There is something wrong when I run "bash train.sh"

Question

There is something wrong when I run "bash train.sh"

Closed this issue 6 years ago · 4 comments

Hi, I'm very interested in your work on segmentation
also I am new in deep learning
my system is ubuntu 16.04 16GB RAM Nvidia GeForce GTX 1080 Ti
my environment is cuda 8.0 Annoconda4.20 with python3.5 and python2.7(virtural)
i follow your setp ,run "setup_env.sh" to setup environment and then run train.sh
but it not work well. it's very difficult for me to solve it，can you give me a detail python environment and config setting or other guidances.

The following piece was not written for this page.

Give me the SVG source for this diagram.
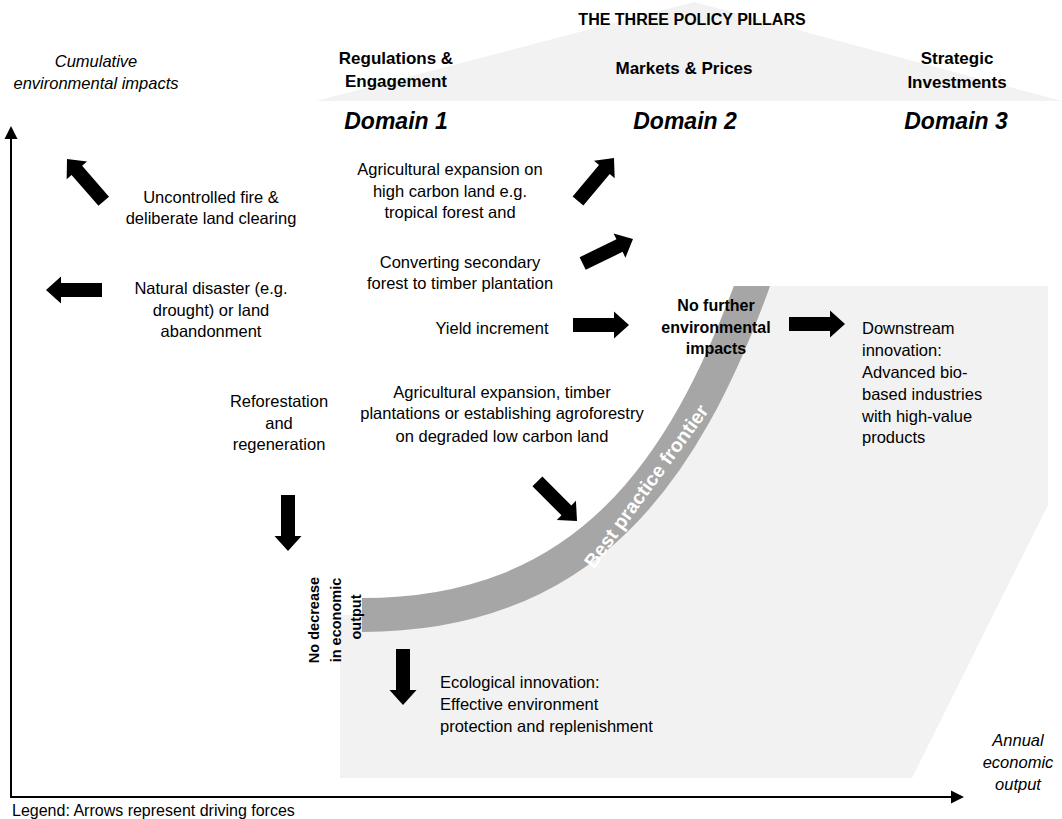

~/Segmentation/kaggle_carvana_segmentation/asanakoy ~/Segmentation/kaggle_carvana_segmentation
TRAIN SCRATCH
---
==========
FOLD 0
BATCH 1
gacc 4
epochs 250
==========

train_scratch.sh: 行 57:  5912 段错误               (核心已转储) python run_train.py -b=$BATCH -gacc=$gacc -f=$FOLD -nf=7 -fv=1 --lr=0.005 -opt=sgd --decay_step=100 --decay_gamma=0.5 -aug=2 --weight_decay=0.0005 -o="${o_dir}" --epochs=$epochs --no_cudnn

then i run "ternaus/train.sh" also not work

Traceback (most recent call last):
  File "src/train.py", line 196, in <module>
    main()
  File "src/train.py", line 191, in main
    fold=args.fold
  File "/home/ubuntu/Segmentation/kaggle_carvana_segmentation/ternaus/src/utils.py", line 112, in train
    for i, (inputs, targets) in enumerate(tl):
  File "/home/ubuntu/anaconda3/envs/py35_ternaus/lib/python3.5/site-packages/torch/utils/data/dataloader.py", line 301, in __iter__
    return DataLoaderIter(self)
  File "/home/ubuntu/anaconda3/envs/py35_ternaus/lib/python3.5/site-packages/torch/utils/data/dataloader.py", line 171, in __init__
    self._put_indices()
  File "/home/ubuntu/anaconda3/envs/py35_ternaus/lib/python3.5/site-packages/torch/utils/data/dataloader.py", line 210, in _put_indices
    indices = next(self.sample_iter, None)
  File "/home/ubuntu/anaconda3/envs/py35_ternaus/lib/python3.5/site-packages/torch/utils/data/sampler.py", line 115, in __iter__
    for idx in self.sampler:
  File "/home/ubuntu/anaconda3/envs/py35_ternaus/lib/python3.5/site-packages/torch/utils/data/sampler.py", line 50, in __iter__
    return iter(torch.randperm(len(self.data_source)).long())
RuntimeError: invalid argument 1: must be strictly positive at /pytorch/torch/lib/TH/generic/THTensorMath.c:2033

i also run ''albu/train.sh"

~/Segmentation/kaggle_carvana_segmentation/albu/src ~/Segmentation/kaggle_carvana_segmentation/albu
train.sh: 行 6:  6834 段错误               (核心已转储) PYTHONPATH=$(pwd):$PYTHONPATH python train.py

Answer 1 · 2018-07-03T15:07:16.000Z

How do you run the scripts?
You should use bash. bash setup_env.sh and bash train.sh.
May be you use sh instead of bash.

Answer 2 · 2018-07-04T02:37:23.000Z

Thank you very much
I found the reason for the segmentation fault
my pytorch is not work well with tensorboardX when first import pytorch, so i import tensorboardX first.
the asankoy's solution is run well
but albu's solution is report not enough memory. should i min the bath_size or min the image size ?
the ternaus's solution also the same error, it seem appear wong when call enumerate(tl)

Answer 3 · 2018-07-04T13:15:07.000Z

Try to decrease the batch size.

Answer 4 · 2018-07-04T13:41:37.000Z

Thanks for your help :)